U.S. Senate Appropriations Committee Approves Measure That Would Allow VA Physicians to Recommend Medical Marijuana to Veterans
The bipartisan appropriations amendment is intended to ease access to medical marijuana for veterans suffering from post-traumatic stress disorder, serious injuries, and other debilitating conditions
WASHINGTON — The U.S. Senate Appropriations Committee on Thursday approved an amendment to the Military Construction and Veterans Affairs Appropriations bill that is intended to ease access to medical marijuana for veterans suffering from post-traumatic stress disorder, serious injuries, and other debilitating conditions.
The amendment, authored by Sens. Steve Daines (R-MT) and Jeff Merkley (D-OR), would prohibit the spending of funds on enforcement of a Veterans Health Administration directive that prohibits VA physicians from recommending medical marijuana to their patients, even in states that have made it legal.
“Monitoring patients’ medication decisions and engaging in frank conversations about treatment options are core aspects of the doctor-patient relationship,” said Robert Capecchi, director of federal policies for the Marijuana Policy Project. “The current policy flies in the face of those objectives.
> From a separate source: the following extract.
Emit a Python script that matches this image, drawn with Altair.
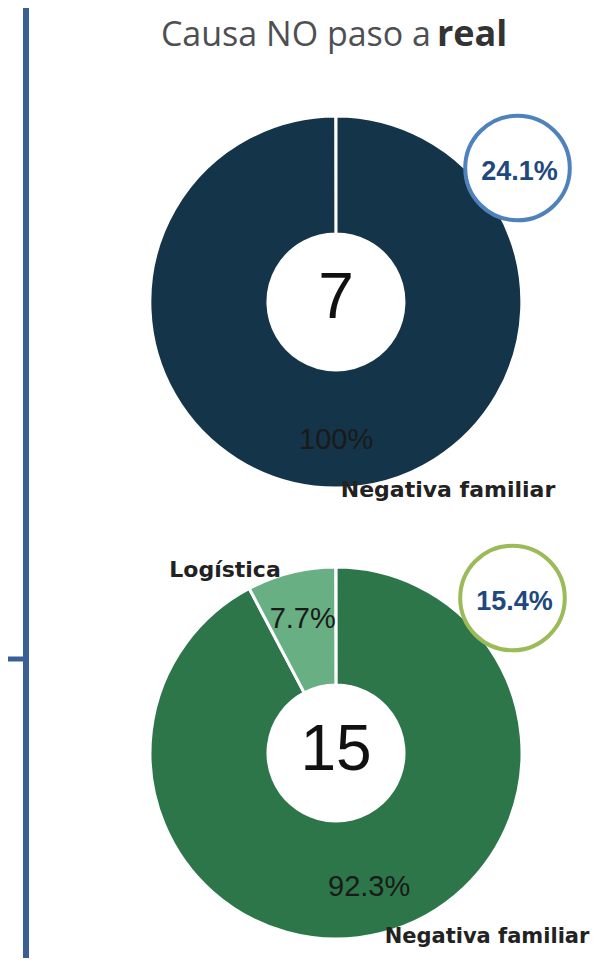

It does nothing to help our veterans, but can potentially hurt them.”
If enacted, VA physicians would no longer face penalties for discussing medical marijuana with their patients or completing the paperwork patients must submit in order to participate in state medical marijuana programs. Currently, veterans in states with medical marijuana laws must find a doctor outside of the VA system to discuss medical marijuana as a treatment option and provide the requisite documentation.
“This measure removes unnecessary barriers to medical marijuana access for the men and women who have volunteered to serve in our armed forces,” Capecchi said. “It will save veterans time and money, and it will allow them to have more open and honest discussions with their primary care providers.”
In order to become law, the full Senate must approve the appropriations bill, the House must adopt similar language in its Military Construction and Veterans Affairs appropriations bill, and the president would have to sign it. The Senate Appropriations Committee approved a similar amendment last year, but it was not included in the final spending bill.